Just the week before the accident, Tim had constructed this amazing railing in his home workshop, so he had his son finish up the details and sent it up with his wife, Marian, to us (at our yard sale at my parents’ house) on the 12th. Here it is in place, but with no support except the snug fit up against the ceiling. It fit so nicely and snugly that we left it there. A few days later we found it laying on its side hanging out into the stairwell and I recalled hearing a sound like something tumbling a couple days earlier. It turns out the railing expands and contracts quite a bit with the weather and had loosened up it’s “grip” on the ceiling, toppling onto its side:
FYI/PSA: If you ever decide to do an addition and in the middle of it your parents decide to downsize and sell their house, this is what you might be living with for a while, too:
But on the flip side, here is one of the treasures from my parents’ place that fits just perfectly—a hutch that my dad built that always stood in our kitchen:
Now back to the details, details, details. Remember the wall Tim was going to build in the old attic stairwell so that we don’t have to install another wired-in smoke alarm just to cap a little later when we close off the stairs? Well… Mike and I aren’t carpenters, but we didn’t do too bad a job. My other brother Fred suggested we change it from a straight wall into something that provided a little more storage up top, so here’s the result:
Studs going in and measurements being taken for the back vertical wall of our new “closet-stairs” space:
I ended up making cardboard patterns in order to cut the plywood since none of the existing angles are 90°. Simply measuring distances wasn’t going to do it. Here you see the cardboard pattern in place for what will be the ceiling of the new “closet” and the resulting shelf for more attic storage above:
The top board is in place (I have my boots on because it is still COLD in New England and we were doing all the cutting outside):
And here is Mike screwing the vertical wall in place. (See the new shelf created by the closet ceiling?) Overall, this is going to be an interesting space to figure out how best to use. If I were a kid still, I’d make a “nest” in this spot. Hmmm… I told Mike if he can’t find me someday to come look here. It’s like a ball pit, except you’d have to watch your head, and ankles, and other things, if you tried to jump in:
…and the new view from down at the bottom of the same stairs. (Mike reasoned that we are more likely to get around to painting the inside of the closet than the attic side, so we put the nicer “wood” sides up there to start. See previous picture):
Next we moved on to installing the railing that Tim so nicely put together. Following what he thought needed to happen to get it solid, we did finally succeed in putting up the corner post, which involved many approaches, drillings, re-drillings, broken screws, etc. before it finally held firmly and straight in it’s spot:
This is a railing which was designed to be removed in the event we want to move something big up or down the stairs. Given how much the wood seems to expand and contract, I’m glad we don’t plan to move this thing every day! Barrel bolts are now in place, but it’s also wedged in pretty tightly on its own.

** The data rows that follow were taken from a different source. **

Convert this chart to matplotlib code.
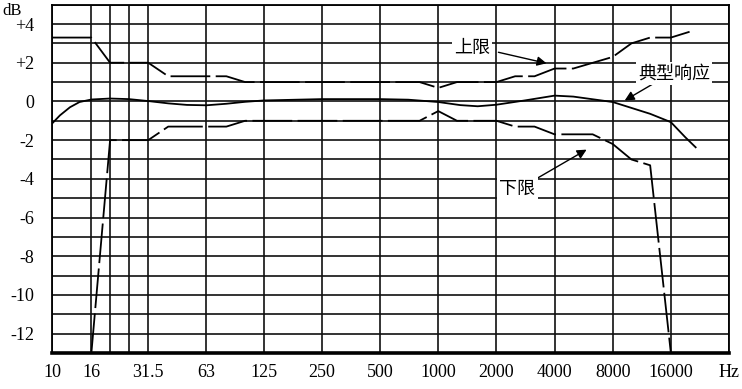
import matplotlib
matplotlib.use("Agg")
import matplotlib.pyplot as plt

# 频率轴刻度 (Hz)
grid_f = [10, 16, 20, 25, 31.5, 63, 125, 250, 500, 1000, 2000, 4000, 8000, 16000, 32000]
grid_f_labels = ["10", "16", "", "", "31.5", "63", "125", "250", "500", "1000",
                 "2000", "4000", "8000", "16000", "Hz"]
db_ticks = list(range(-13, 6))
db_labels = {4: "+4", 2: "+2", 0: "0", -2: "-2", -4: "-4", -6: "-6",
             -8: "-8", -10: "-10", -12: "-12"}

# 上限
upper_f = [10, 16, 20, 31.5, 40, 80, 100, 800, 1000, 1250, 2000, 2500, 3150,
           4000, 5000, 8000, 10000, 12500, 16000, 20000]
upper_db = [3.3, 3.3, 2.0, 2.0, 1.3, 1.3, 1.0, 1.0, 0.7, 1.0, 1.0, 1.3, 1.3,
            1.7, 1.7, 2.3, 3.0, 3.3, 3.3, 3.6]

# 下限
lower_f = [16, 20, 31.5, 40, 80, 100, 800, 1000, 1250, 2000, 2500, 3150,
           4000, 6300, 8000, 10000, 12500, 16000]
lower_db = [-13, -2, -2, -1.3, -1.3, -1.0, -1.0, -0.5, -1.0, -1.0, -1.3, -1.3,
            -1.7, -1.7, -2.2, -3.0, -3.3, -13]

# 典型响应
typ_f = [10, 11, 12.4, 13.9, 16, 20, 25, 31.5, 40, 50, 63, 80, 100, 125, 250,
         500, 700, 1000, 1300, 1600, 2000, 2800, 4000, 5000, 8000, 12500,
         16000, 19000, 21500]
typ_db = [-1.15, -0.72, -0.3, -0.03, 0.1, 0.15, 0.12, 0.02, -0.1, -0.18, -0.2,
          -0.12, -0.02, 0.05, 0.12, 0.12, 0.09, -0.03, -0.19, -0.25, -0.17,
          0.05, 0.3, 0.25, -0.03, -0.64, -1.07, -1.85, -2.37]

num_font = "Liberation Serif"
cjk_font = ["Noto Sans CJK SC", "DejaVu Sans"]

fig = plt.figure(figsize=(7.42, 3.89), dpi=100)
ax = fig.add_axes([0.070, 0.0925, 0.9125, 0.8955])

ax.set_xscale("log")
ax.set_xlim(10, 32000)
ax.set_ylim(-13, 5)

ax.set_xticks(grid_f)
ax.set_xticklabels(grid_f_labels, fontfamily=num_font, fontsize=13)
ax.xaxis.set_minor_locator(matplotlib.ticker.NullLocator())
ax.set_yticks(db_ticks)
ax.set_yticklabels([db_labels.get(v, "") for v in db_ticks], fontfamily=num_font, fontsize=13)
ax.tick_params(length=0)
ax.tick_params(axis="x", pad=8)
ax.tick_params(axis="y", pad=13)
ax.grid(True, color="#111111", lw=1.2)
ax.set_axisbelow(True)

for s in ax.spines.values():
    s.set_linewidth(1.3)
ax.spines["bottom"].set_linewidth(2.6)

dash = (0, (22, 3))
ax.plot(upper_f, upper_db, color="black", lw=1.3, linestyle=dash)
ax.plot(lower_f, lower_db, color="black", lw=1.3, linestyle=dash)
ax.plot(typ_f, typ_db, color="black", lw=1.3)

arrow = dict(arrowstyle="-|>", color="black", lw=1.0, mutation_scale=14,
             shrinkA=0, shrinkB=0)
box = dict(facecolor="white", edgecolor="none", pad=1.5)
ax.annotate("", xy=(3635, 1.97), xytext=(2048, 2.54), arrowprops=arrow)
ax.text(1500, 2.75, "上限", fontfamily=cjk_font, fontsize=13, ha="center", va="center", bbox=box)
ax.annotate("", xy=(9230, 0.05), xytext=(13050, 0.93), arrowprops=arrow)
ax.text(16600, 1.45, "典型响应", fontfamily=cjk_font, fontsize=13, ha="center", va="center", bbox=box)
ax.annotate("", xy=(5860, -2.49), xytext=(3226, -3.99), arrowprops=arrow)
ax.text(2570, -4.5, "下限", fontfamily=cjk_font, fontsize=13, ha="center", va="center", bbox=box)

fig.text(0.003, 0.972, "dB", fontfamily=num_font, fontsize=12, ha="left", va="center")

fig.savefig("out.png", dpi=100)
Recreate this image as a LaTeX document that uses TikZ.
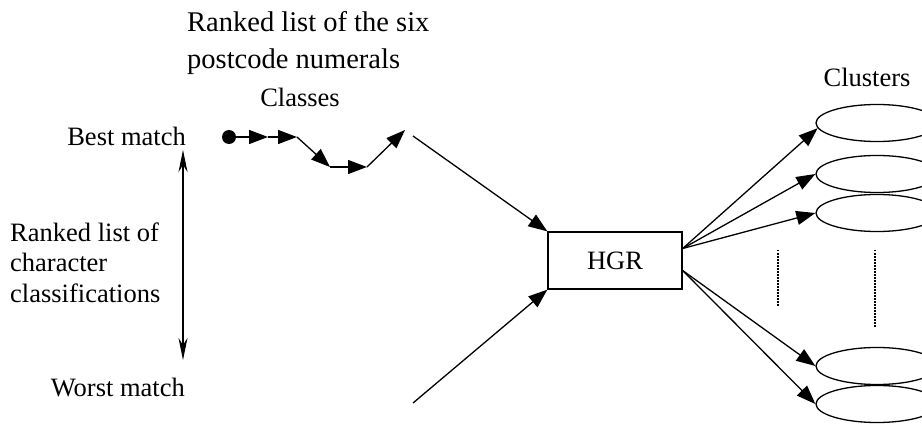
\documentclass[tikz,border=0pt]{standalone}
\usepackage{fontspec}
\setmainfont{Liberation Serif}
\usetikzlibrary{arrows.meta,shapes.geometric}
\begin{document}
\begin{tikzpicture}[x=1pt,y=-1pt,
  txt/.style={inner sep=0pt,font=\fontsize{26.5}{30}\selectfont},
  ttl/.style={inner sep=0pt,font=\fontsize{28.5}{37}\selectfont},
  tri/.style={line width=1.3pt,-{Triangle[length=19pt,width=14pt]}},
  dbl/.style={line width=1.3pt,{Stealth[length=22pt,width=9pt,inset=7pt]}-{Stealth[length=22pt,width=9pt,inset=7pt]}},
  clus/.style={draw,line width=1.3pt,ellipse,inner sep=0pt,minimum width=122pt,minimum height=37pt},
  dotln/.style={line width=1.2pt,dash pattern=on 1.5pt off 1.5pt}
]
\useasboundingbox (0,0) rectangle (922,425);

% texts
\node[ttl,anchor=base west] (t1) at (187,32) {Ranked list of the six};
\node[ttl,anchor=base west] (t2) at (187,69) {postcode numerals};
\node[txt,anchor=base] (classes) at (300,107) {Classes};
\node[txt,anchor=base] (clusters) at (867,87) {Clusters};
\node[txt,anchor=base east] (best) at (186,146) {Best match};
\node[txt,anchor=base east] (worst) at (185,396) {Worst match};
\node[txt,anchor=base west] (r1) at (10,242) {Ranked list of};
\node[txt,anchor=base west] (r2) at (10,272) {character};
\node[txt,anchor=base west] (r3) at (10,302) {classifications};

% ranking double arrow
\coordinate (top) at (183,150);
\coordinate (bot) at (183,360);
\draw[dbl] (top) -- (bot);

% chain of classes
\node[circle,fill,inner sep=0pt,minimum size=14pt] (dot) at (229,137) {};
\coordinate (c1) at (268,137);
\coordinate (c2) at (297,137);
\coordinate (c3) at (330,167);
\coordinate (c4) at (367,167);
\coordinate (c5) at (405,130);
\draw[tri] (dot) -- (c1);
\draw[tri] (c1) -- (c2);
\draw[tri] (c2) -- (c3);
\draw[tri] (c3) -- (c4);
\draw[tri] (c4) -- (c5);

% HGR box
\node[draw,line width=1.3pt,txt,minimum width=134pt,minimum height=57pt] (hgr) at (615,260.5) {HGR};
\coordinate (in1) at (413,136);
\coordinate (in2) at (413,403);
\draw[tri] (in1) -- (hgr.north west);
\draw[tri] (in2) -- (hgr.south west);

% clusters
\node[clus] (e1) at (877,123) {};
\node[clus] (e2) at (877,174) {};
\node[clus] (e3) at (877,213) {};
\node[clus] (e4) at (877,366) {};
\node[clus] (e5) at (877,404) {};

\coordinate (o1) at ([yshift=12pt]hgr.east);
\coordinate (o2) at ([yshift=-10pt]hgr.east);
\draw[tri] (o1) -- (e1.185);
\draw[tri] (o1) -- (e2.west);
\draw[tri] (o1) -- (e3.west);
\draw[tri] (o2) -- (e4.west);
\draw[tri] (o2) -- (e5.west);

% dotted continuation marks
\coordinate (d1a) at (778,250);
\coordinate (d1b) at (778,307);
\coordinate (d2a) at (875,250);
\coordinate (d2b) at (875,327);
\draw[dotln] (d1a) -- (d1b);
\draw[dotln] (d2a) -- (d2b);
\end{tikzpicture}
\end{document}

AND.. finally to the detail of the old smoke alarm in the attic. Whenever anyone says “JUST do (anything)”, be careful. Nothing can “just” be done. 😉 Capping an old smoke alarm box seems like an easy enough thing until you realize it involves drilling two new holes then detaching, re-routing and re-attaching the wires, which ALL involves turning off the electricity to all the hard-wired alarms in the house. The other day Mike threw the circuit breaker in the basement and made it all the way to the attic to start working just to have every alarm in the house go off. The only solution to this was apparently to put the power back on. He promptly did, and that was that. This stalled us a little while we contacted our electrician friend and the nice lady at Kidde who told me “that happens sometimes when there’s a sudden change in the power.” Of course, yesterday when we screwed up our courage to try again, nothing happened, so the box has now been re-routed. I know this is a rather anti-climactic picture to end on for today, but hopefully you’re learning something from our experience… heh, heh. We sure are!